This is the first of a 3 part blog series:
#2: How to correctly find the spot of a leak in a waterbed bladder mattress
#3: Please save my carpeting! How to fix and properly repair a waterbed bladder leak
(These will be linked upon completion/publication of the series)
Here is an ugly scenario. Your waterbed mattress pops and the flood roars down the hallway sweeping everything away in its path. It’s the cataclysmic stuff movie scripts are made of. “The dreaded leak in a waterbed mattress.”
Don’t worry; in my 22 years of selling waterbeds I have never heard such a story. Leaks are not as common as you might think and most stay within the safety liner. If a leak happens, we recommend that you do not put off repairing the hole or even replacing your water mattress. If you do not, the water can sour and start to smell giving off an incredible stench or even worse escape your safety liner and cause minor or even serious water damage to your house. So when is it a bad idea to repair a waterbed mattress? Here is what you need to know.
- Do not repair waterbed mattress corners even if they have been reinforced.
If the hole in your waterbed mattress is located in any of the construction seams or a corner do not attempt to repair. Waterbed seams and corners are not glued shut. A patch kit will not permanently fix your leaking waterbed mattress and is more likely to become a catastrophic failure causing serious water damage.
- It is only ok to repair a waterbed with a vinyl repair patch kit.
A patch kit includes a piece of vinyl and vinyl adhesive. Do not use rubber cement or superglue to fix the hole.
- Do not attempt to fix seams on a waterbed mattress.
See # 1
- Waterbed mattresses should not be repaired if they are old.
Unlike a fine wine vinyl breaks down and deteriorates as it ages. The normal life on a free flow mattress is only a couple years. The life on a quality baffled mattress is 10-12 years. This is best determined by talking to a sales professional. Tell them how old your mattress is and whether you own a Free Flow, Semi-Waveless, Waveless, Ultra Waveless, or Super Waveless. Different mattresses have different life expectancies. Ten to twelve years for any waterbed mattress is very old, do not repair it replace it.
- When waterbed vinyl discolors it is a sign of a water mattress that should not be repaired.
When this happens it is a signal of weakening vinyl. This could be due to age or body oils that have contacted the vinyl over and over again which hint to the signs of plasticizer migration. Use an absorbent mattress pad to protect from such problems.
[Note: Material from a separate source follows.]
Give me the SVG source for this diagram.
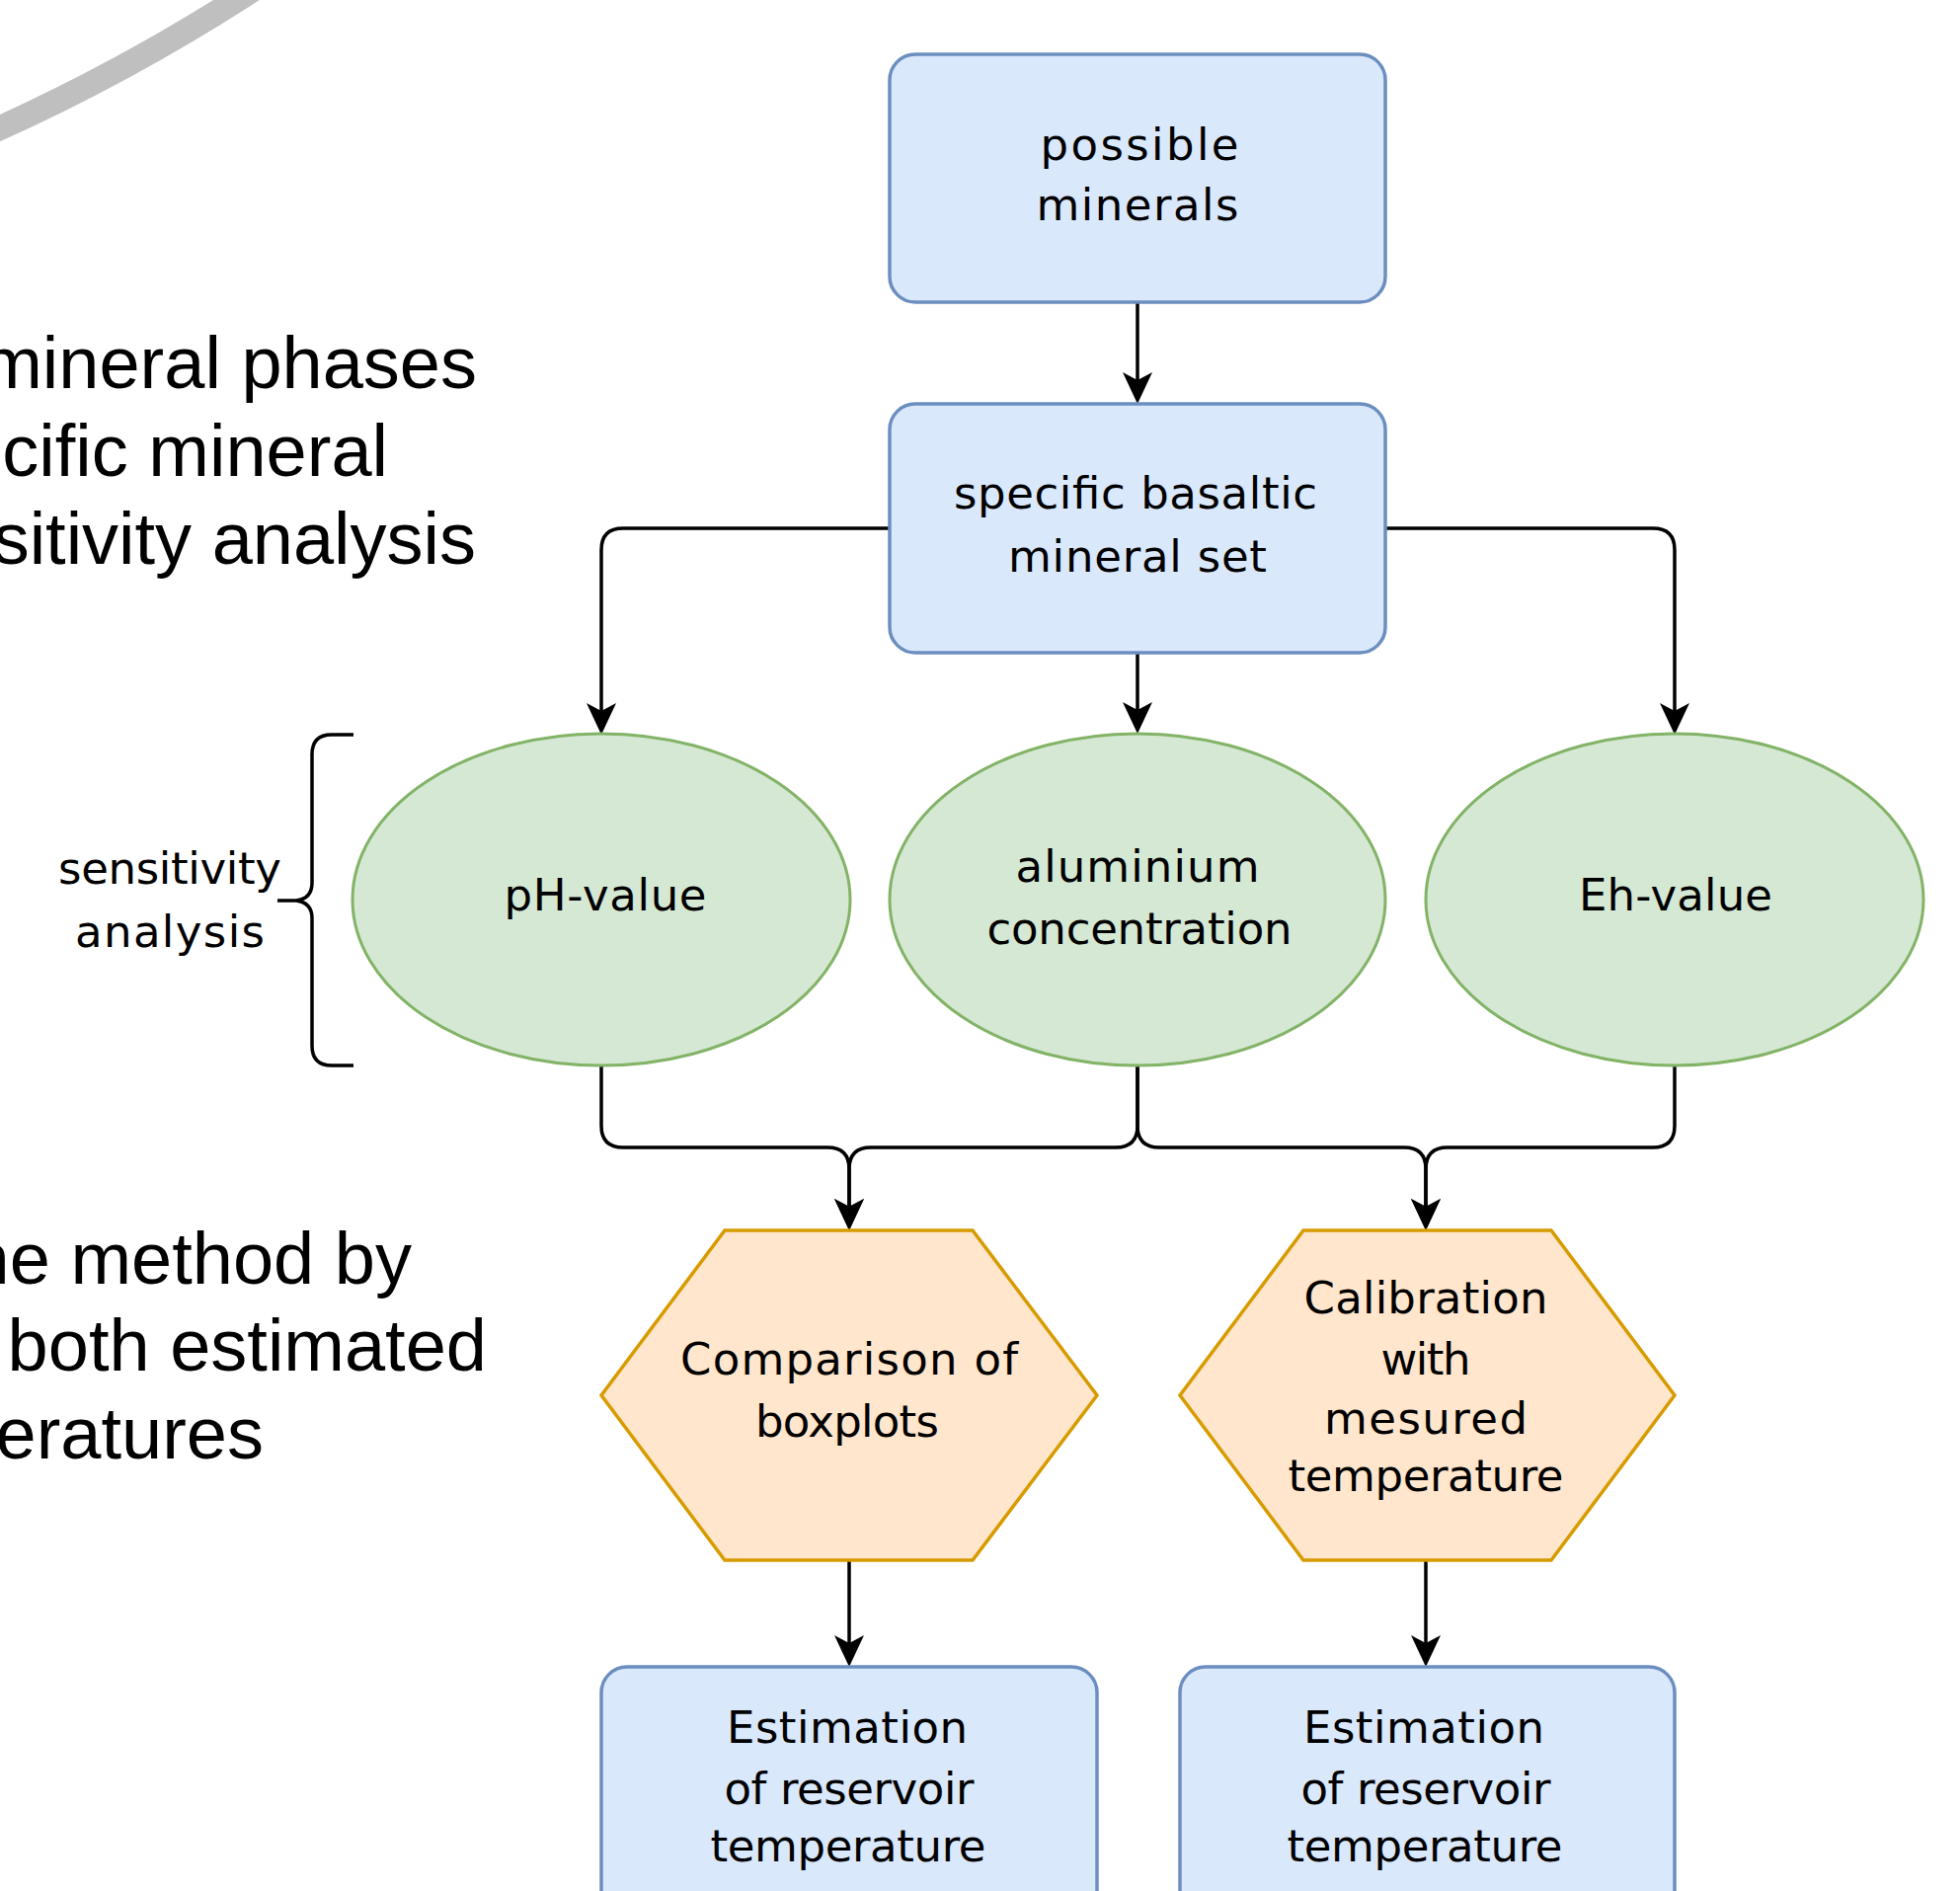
<svg xmlns="http://www.w3.org/2000/svg" width="1985" height="1915" viewBox="0 0 1985 1915">
<style>
.box{fill:#dae8fc;stroke:#6c8ebf;stroke-width:3.5}
.ell{fill:#d5e8d4;stroke:#82b366;stroke-width:3}
.hex{fill:#ffe6cc;stroke:#d79b00;stroke-width:3.5}
.lbl{font-family:"DejaVu Sans",sans-serif;font-size:45px;fill:#000;text-anchor:middle}
.big{font-family:"Liberation Sans",Arial,sans-serif;font-size:74px;fill:#000;text-anchor:end}
.edge{fill:none;stroke:#000;stroke-width:3.5}
</style>
<defs>
<marker id="arr" viewBox="-42 -17 44 34" refX="-8" refY="0" markerWidth="44" markerHeight="34" markerUnits="userSpaceOnUse" orient="auto">
<path d="M0,0 L-32,-15 L-24,0 L-32,15 Z" fill="#000"/>
</marker>
</defs>
<rect width="1985" height="1915" fill="#fff"/>
<g id="arc">
<path d="M-30,143 A1982,1982 0 0 0 263,-15" fill="none" stroke="#bfbfbf" stroke-width="25"/>
</g>
<g id="side-text">
<text class="big" x="483" y="393">mineral phases</text>
<text class="big" x="393" y="482">cific mineral</text>
<text class="big" x="482" y="571">sitivity analysis</text>
<text class="big" x="417" y="1300">ne method by</text>
<text class="big" x="493" y="1388">both estimated</text>
<text class="big" x="267" y="1477">eratures</text>
</g>
<g id="connectors">
<path class="edge" d="M1152,306 L1152,401" marker-end="url(#arr)"/>
<path class="edge" d="M901,535 L631,535 Q609,535 609,557 L609,736" marker-end="url(#arr)"/>
<path class="edge" d="M1152,661 L1152,735" marker-end="url(#arr)"/>
<path class="edge" d="M1403,535 L1674,535 Q1696,535 1696,557 L1696,736" marker-end="url(#arr)"/>
<path class="edge" d="M609,1079 L609,1140 Q609,1162 631,1162 L838,1162 Q860,1162 860,1184 L860,1238" marker-end="url(#arr)"/>
<path class="edge" d="M1152,1079 L1152,1140 Q1152,1162 1130,1162 L882,1162 Q860,1162 860,1184 L860,1238" marker-end="url(#arr)"/>
<path class="edge" d="M1152,1079 L1152,1140 Q1152,1162 1174,1162 L1422,1162 Q1444,1162 1444,1184 L1444,1238" marker-end="url(#arr)"/>
<path class="edge" d="M1696,1079 L1696,1140 Q1696,1162 1674,1162 L1466,1162 Q1444,1162 1444,1184 L1444,1238" marker-end="url(#arr)"/>
<path class="edge" d="M860,1580 L860,1680" marker-end="url(#arr)"/>
<path class="edge" d="M1444,1580 L1444,1680" marker-end="url(#arr)"/>
</g>
<g id="brace">
<path class="edge" d="M358,744 L336,744 Q316,744 316,764 L316,894 Q316,910 300,912 L281,912 M300,912 Q316,914 316,930 L316,1059 Q316,1079 336,1079 L358,1079"/>
<text class="lbl" x="172" y="895" textLength="226" lengthAdjust="spacing">sensitivity</text>
<text class="lbl" x="172" y="959" textLength="192" lengthAdjust="spacing">analysis</text>
</g>
<g id="possible-minerals">
<rect class="box" x="901" y="55" width="502" height="251" rx="26"/>
<text class="lbl" x="1154" y="162" textLength="201" lengthAdjust="spacing">possible</text>
<text class="lbl" x="1152" y="223" textLength="205" lengthAdjust="spacing">minerals</text>
</g>
<g id="specific-set">
<rect class="box" x="901" y="409" width="502" height="252" rx="26"/>
<text class="lbl" x="1150" y="515" textLength="368" lengthAdjust="spacing">specific basaltic</text>
<text class="lbl" x="1152" y="579" textLength="262" lengthAdjust="spacing">mineral set</text>
</g>
<g id="ph-value">
<ellipse class="ell" cx="609" cy="911" rx="252" ry="168"/>
<text class="lbl" x="613" y="922" textLength="205" lengthAdjust="spacing">pH-value</text>
</g>
<g id="aluminium">
<ellipse class="ell" cx="1152" cy="911" rx="251" ry="168"/>
<text class="lbl" x="1152" y="893" textLength="247" lengthAdjust="spacing">aluminium</text>
<text class="lbl" x="1154" y="956" textLength="309" lengthAdjust="spacing">concentration</text>
</g>
<g id="eh-value">
<ellipse class="ell" cx="1696" cy="911" rx="252" ry="168"/>
<text class="lbl" x="1697" y="922" textLength="196" lengthAdjust="spacing">Eh-value</text>
</g>
<g id="comparison">
<polygon class="hex" points="734,1246 985,1246 1111,1413 985,1580 734,1580 609,1413"/>
<text class="lbl" x="860" y="1392" textLength="342" lengthAdjust="spacing">Comparison of</text>
<text class="lbl" x="858" y="1455" textLength="186" lengthAdjust="spacing">boxplots</text>
</g>
<g id="calibration">
<polygon class="hex" points="1320,1246 1571,1246 1696,1413 1571,1580 1320,1580 1195,1413"/>
<text class="lbl" x="1444" y="1330" textLength="247" lengthAdjust="spacing">Calibration</text>
<text class="lbl" x="1444" y="1392" textLength="91" lengthAdjust="spacing">with</text>
<text class="lbl" x="1444" y="1452" textLength="206" lengthAdjust="spacing">mesured</text>
<text class="lbl" x="1444" y="1510" textLength="279" lengthAdjust="spacing">temperature</text>
</g>
<g id="estimation-1">
<rect class="box" x="609" y="1688" width="502" height="300" rx="26"/>
<text class="lbl" x="858" y="1765" textLength="244" lengthAdjust="spacing">Estimation</text>
<text class="lbl" x="860" y="1827" textLength="253" lengthAdjust="spacing">of reservoir</text>
<text class="lbl" x="859" y="1885" textLength="279" lengthAdjust="spacing">temperature</text>
</g>
<g id="estimation-2">
<rect class="box" x="1195" y="1688" width="501" height="300" rx="26"/>
<text class="lbl" x="1442" y="1765" textLength="244" lengthAdjust="spacing">Estimation</text>
<text class="lbl" x="1444" y="1827" textLength="253" lengthAdjust="spacing">of reservoir</text>
<text class="lbl" x="1443" y="1885" textLength="279" lengthAdjust="spacing">temperature</text>
</g>
</svg>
- Vinyl that has a waxy, hard, non-flexible or pliable feeling to it may be breaking down and should not be repaired.
This is the same thing that happens when a plastic milk carton is left in the sun. The plastic becomes brittle. Waterbed mattresses are subject to the same hardening that can cause a mattress failure. Another example is old vinyl cars seats when they start to get brittle and crack apart.
- Do not try to repair a hole that has already had a patch on it or you have attempted to repair but failed.
This is by far the biggest mistake people make. They just do not get the idea that this is a patch and that it is going to hold back a couple hundred gallons of water. The reward of a successful patch that will enviably fail anyway is not worth the risk of damage to your house or personal property.
- If the leaking hole or cut in the waterbed is more than ¼ of an inch in size the leak should not be patched.
Holes or tears in the waterbed that are bigger than a quarter of an inch flex too much. The patch will not be flexible enough or small enough to flex properly and will ultimately fail causing another leak maybe bigger than the first one.
- Too many holes in a mattress are a disaster waiting to happen.
Use common sense here. If the area looks like Swiss Cheese buy a new bladder.